### Exercise instructions
Transcribe the material exactly. Images do not belong in the copy.

### Data for the task
++++++++++++++++++++
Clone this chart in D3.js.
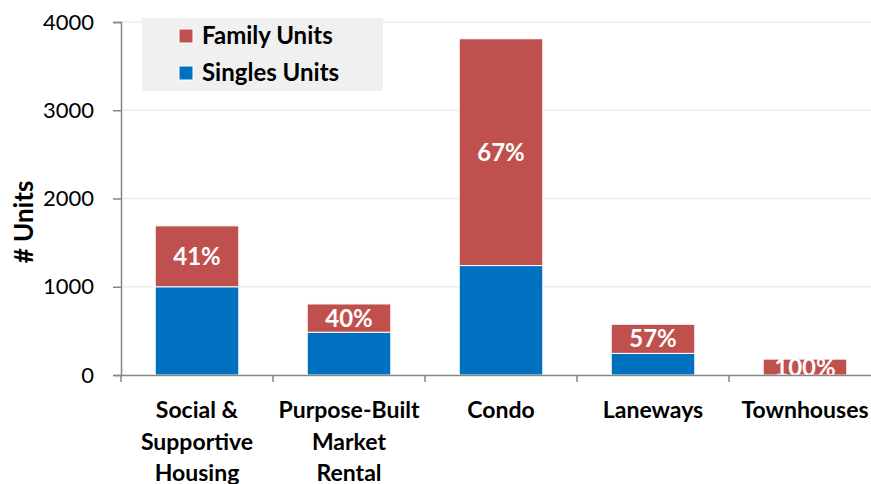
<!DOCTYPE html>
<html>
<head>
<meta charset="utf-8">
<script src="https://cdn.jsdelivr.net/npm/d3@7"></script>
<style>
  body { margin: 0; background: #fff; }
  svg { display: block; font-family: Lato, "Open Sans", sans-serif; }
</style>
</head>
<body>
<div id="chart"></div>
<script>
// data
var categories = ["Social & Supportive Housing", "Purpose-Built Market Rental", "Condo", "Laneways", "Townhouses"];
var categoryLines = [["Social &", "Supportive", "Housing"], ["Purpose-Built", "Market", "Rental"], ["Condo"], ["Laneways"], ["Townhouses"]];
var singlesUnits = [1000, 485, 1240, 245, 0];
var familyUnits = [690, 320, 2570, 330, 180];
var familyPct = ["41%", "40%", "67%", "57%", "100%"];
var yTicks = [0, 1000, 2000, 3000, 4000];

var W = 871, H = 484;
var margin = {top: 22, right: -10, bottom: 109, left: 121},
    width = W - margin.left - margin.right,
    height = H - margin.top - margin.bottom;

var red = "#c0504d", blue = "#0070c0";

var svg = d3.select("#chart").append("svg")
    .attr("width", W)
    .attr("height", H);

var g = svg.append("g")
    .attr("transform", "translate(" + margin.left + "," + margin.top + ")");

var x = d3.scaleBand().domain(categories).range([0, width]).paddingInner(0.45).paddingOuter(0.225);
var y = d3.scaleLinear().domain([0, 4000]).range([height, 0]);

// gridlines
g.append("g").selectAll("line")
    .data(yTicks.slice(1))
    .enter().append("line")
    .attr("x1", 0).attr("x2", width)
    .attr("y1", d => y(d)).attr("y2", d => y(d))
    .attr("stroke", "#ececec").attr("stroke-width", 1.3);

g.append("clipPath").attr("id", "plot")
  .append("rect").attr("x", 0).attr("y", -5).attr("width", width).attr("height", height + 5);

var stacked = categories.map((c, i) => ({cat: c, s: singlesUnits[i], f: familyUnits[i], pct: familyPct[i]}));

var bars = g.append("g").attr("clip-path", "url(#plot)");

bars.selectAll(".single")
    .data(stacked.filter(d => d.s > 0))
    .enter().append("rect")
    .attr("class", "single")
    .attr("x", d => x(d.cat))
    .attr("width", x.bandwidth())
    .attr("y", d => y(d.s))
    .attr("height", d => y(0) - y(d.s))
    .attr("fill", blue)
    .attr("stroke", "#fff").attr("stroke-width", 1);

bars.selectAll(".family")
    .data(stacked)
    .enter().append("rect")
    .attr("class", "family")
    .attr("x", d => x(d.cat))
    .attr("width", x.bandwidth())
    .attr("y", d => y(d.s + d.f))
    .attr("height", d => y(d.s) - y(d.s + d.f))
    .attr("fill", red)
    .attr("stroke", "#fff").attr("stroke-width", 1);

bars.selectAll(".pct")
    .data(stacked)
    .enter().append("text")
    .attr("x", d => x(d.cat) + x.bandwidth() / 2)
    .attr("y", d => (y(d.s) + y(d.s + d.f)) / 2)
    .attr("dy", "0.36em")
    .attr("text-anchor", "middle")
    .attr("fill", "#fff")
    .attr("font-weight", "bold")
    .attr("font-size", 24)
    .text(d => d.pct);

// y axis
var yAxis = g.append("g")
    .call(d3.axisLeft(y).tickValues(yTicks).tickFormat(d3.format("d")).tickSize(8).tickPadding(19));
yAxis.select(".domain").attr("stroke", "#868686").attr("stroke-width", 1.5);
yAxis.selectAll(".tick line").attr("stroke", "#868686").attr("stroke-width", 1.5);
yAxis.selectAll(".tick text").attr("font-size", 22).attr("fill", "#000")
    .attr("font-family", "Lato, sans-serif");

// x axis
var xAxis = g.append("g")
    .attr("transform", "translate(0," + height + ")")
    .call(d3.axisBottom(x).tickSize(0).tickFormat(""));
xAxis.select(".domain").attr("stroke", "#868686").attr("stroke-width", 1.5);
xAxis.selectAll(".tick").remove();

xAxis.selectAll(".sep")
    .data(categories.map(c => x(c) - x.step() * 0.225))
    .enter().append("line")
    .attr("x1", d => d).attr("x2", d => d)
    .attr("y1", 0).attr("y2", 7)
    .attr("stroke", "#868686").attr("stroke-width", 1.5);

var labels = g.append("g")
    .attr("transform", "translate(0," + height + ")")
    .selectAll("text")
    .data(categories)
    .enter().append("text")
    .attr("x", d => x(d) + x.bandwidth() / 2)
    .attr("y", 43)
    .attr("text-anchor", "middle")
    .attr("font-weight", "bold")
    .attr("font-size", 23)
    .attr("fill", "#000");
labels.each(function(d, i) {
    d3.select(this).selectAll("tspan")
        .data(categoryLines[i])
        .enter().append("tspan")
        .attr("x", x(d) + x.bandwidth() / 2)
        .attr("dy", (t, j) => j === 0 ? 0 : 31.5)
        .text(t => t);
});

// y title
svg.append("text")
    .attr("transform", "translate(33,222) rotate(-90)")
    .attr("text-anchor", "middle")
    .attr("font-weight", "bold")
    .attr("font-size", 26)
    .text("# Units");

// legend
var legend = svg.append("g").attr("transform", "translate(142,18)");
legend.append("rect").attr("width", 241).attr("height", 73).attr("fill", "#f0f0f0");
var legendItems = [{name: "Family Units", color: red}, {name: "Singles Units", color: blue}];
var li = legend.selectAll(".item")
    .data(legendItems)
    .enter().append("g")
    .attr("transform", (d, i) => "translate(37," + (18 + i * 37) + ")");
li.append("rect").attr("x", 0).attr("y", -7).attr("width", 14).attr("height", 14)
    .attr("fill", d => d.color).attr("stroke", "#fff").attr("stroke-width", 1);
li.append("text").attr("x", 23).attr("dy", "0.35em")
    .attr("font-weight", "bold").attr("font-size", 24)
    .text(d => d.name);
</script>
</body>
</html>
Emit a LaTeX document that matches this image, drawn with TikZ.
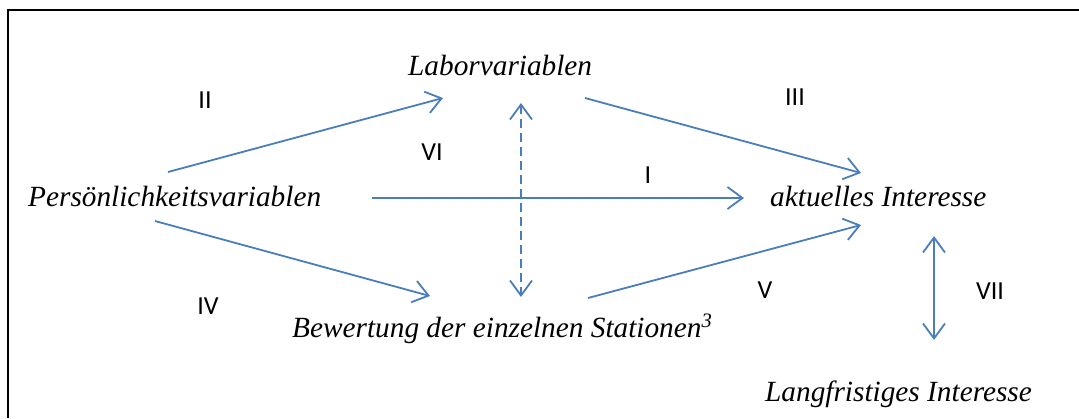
++++++++++++++++++++
### Solution for this problem
Clone this chart in D3.js.
<!DOCTYPE html>
<html>
<head>
<meta charset="utf-8">
<script src="https://cdn.jsdelivr.net/npm/d3@7"></script>
<style>
  body { margin: 0; background: #fff; }
  svg { display: block; font-family: Lato, "Open Sans", sans-serif; }
</style>
</head>
<body>
<div id="chart"></div>
<script>
// data
var categories = ["Social & Supportive Housing", "Purpose-Built Market Rental", "Condo", "Laneways", "Townhouses"];
var categoryLines = [["Social &", "Supportive", "Housing"], ["Purpose-Built", "Market", "Rental"], ["Condo"], ["Laneways"], ["Townhouses"]];
var singlesUnits = [1000, 485, 1240, 245, 0];
var familyUnits = [690, 320, 2570, 330, 180];
var familyPct = ["41%", "40%", "67%", "57%", "100%"];
var yTicks = [0, 1000, 2000, 3000, 4000];

var W = 871, H = 484;
var margin = {top: 22, right: -10, bottom: 109, left: 121},
    width = W - margin.left - margin.right,
    height = H - margin.top - margin.bottom;

var red = "#c0504d", blue = "#0070c0";

var svg = d3.select("#chart").append("svg")
    .attr("width", W)
    .attr("height", H);

var g = svg.append("g")
    .attr("transform", "translate(" + margin.left + "," + margin.top + ")");

var x = d3.scaleBand().domain(categories).range([0, width]).paddingInner(0.45).paddingOuter(0.225);
var y = d3.scaleLinear().domain([0, 4000]).range([height, 0]);

// gridlines
g.append("g").selectAll("line")
    .data(yTicks.slice(1))
    .enter().append("line")
    .attr("x1", 0).attr("x2", width)
    .attr("y1", d => y(d)).attr("y2", d => y(d))
    .attr("stroke", "#ececec").attr("stroke-width", 1.3);

g.append("clipPath").attr("id", "plot")
  .append("rect").attr("x", 0).attr("y", -5).attr("width", width).attr("height", height + 5);

var stacked = categories.map((c, i) => ({cat: c, s: singlesUnits[i], f: familyUnits[i], pct: familyPct[i]}));

var bars = g.append("g").attr("clip-path", "url(#plot)");

bars.selectAll(".single")
    .data(stacked.filter(d => d.s > 0))
    .enter().append("rect")
    .attr("class", "single")
    .attr("x", d => x(d.cat))
    .attr("width", x.bandwidth())
    .attr("y", d => y(d.s))
    .attr("height", d => y(0) - y(d.s))
    .attr("fill", blue)
    .attr("stroke", "#fff").attr("stroke-width", 1);

bars.selectAll(".family")
    .data(stacked)
    .enter().append("rect")
    .attr("class", "family")
    .attr("x", d => x(d.cat))
    .attr("width", x.bandwidth())
    .attr("y", d => y(d.s + d.f))
    .attr("height", d => y(d.s) - y(d.s + d.f))
    .attr("fill", red)
    .attr("stroke", "#fff").attr("stroke-width", 1);

bars.selectAll(".pct")
    .data(stacked)
    .enter().append("text")
    .attr("x", d => x(d.cat) + x.bandwidth() / 2)
    .attr("y", d => (y(d.s) + y(d.s + d.f)) / 2)
    .attr("dy", "0.36em")
    .attr("text-anchor", "middle")
    .attr("fill", "#fff")
    .attr("font-weight", "bold")
    .attr("font-size", 24)
    .text(d => d.pct);

// y axis
var yAxis = g.append("g")
    .call(d3.axisLeft(y).tickValues(yTicks).tickFormat(d3.format("d")).tickSize(8).tickPadding(19));
yAxis.select(".domain").attr("stroke", "#868686").attr("stroke-width", 1.5);
yAxis.selectAll(".tick line").attr("stroke", "#868686").attr("stroke-width", 1.5);
yAxis.selectAll(".tick text").attr("font-size", 22).attr("fill", "#000")
    .attr("font-family", "Lato, sans-serif");

// x axis
var xAxis = g.append("g")
    .attr("transform", "translate(0," + height + ")")
    .call(d3.axisBottom(x).tickSize(0).tickFormat(""));
xAxis.select(".domain").attr("stroke", "#868686").attr("stroke-width", 1.5);
xAxis.selectAll(".tick").remove();

xAxis.selectAll(".sep")
    .data(categories.map(c => x(c) - x.step() * 0.225))
    .enter().append("line")
    .attr("x1", d => d).attr("x2", d => d)
    .attr("y1", 0).attr("y2", 7)
    .attr("stroke", "#868686").attr("stroke-width", 1.5);

var labels = g.append("g")
    .attr("transform", "translate(0," + height + ")")
    .selectAll("text")
    .data(categories)
    .enter().append("text")
    .attr("x", d => x(d) + x.bandwidth() / 2)
    .attr("y", 43)
    .attr("text-anchor", "middle")
    .attr("font-weight", "bold")
    .attr("font-size", 23)
    .attr("fill", "#000");
labels.each(function(d, i) {
    d3.select(this).selectAll("tspan")
        .data(categoryLines[i])
        .enter().append("tspan")
        .attr("x", x(d) + x.bandwidth() / 2)
        .attr("dy", (t, j) => j === 0 ? 0 : 31.5)
        .text(t => t);
});

// y title
svg.append("text")
    .attr("transform", "translate(33,222) rotate(-90)")
    .attr("text-anchor", "middle")
    .attr("font-weight", "bold")
    .attr("font-size", 26)
    .text("# Units");

// legend
var legend = svg.append("g").attr("transform", "translate(142,18)");
legend.append("rect").attr("width", 241).attr("height", 73).attr("fill", "#f0f0f0");
var legendItems = [{name: "Family Units", color: red}, {name: "Singles Units", color: blue}];
var li = legend.selectAll(".item")
    .data(legendItems)
    .enter().append("g")
    .attr("transform", (d, i) => "translate(37," + (18 + i * 37) + ")");
li.append("rect").attr("x", 0).attr("y", -7).attr("width", 14).attr("height", 14)
    .attr("fill", d => d.color).attr("stroke", "#fff").attr("stroke-width", 1);
li.append("text").attr("x", 23).attr("dy", "0.35em")
    .attr("font-weight", "bold").attr("font-size", 24)
    .text(d => d.name);
</script>
</body>
</html>
Emit a LaTeX document that matches this image, drawn with TikZ.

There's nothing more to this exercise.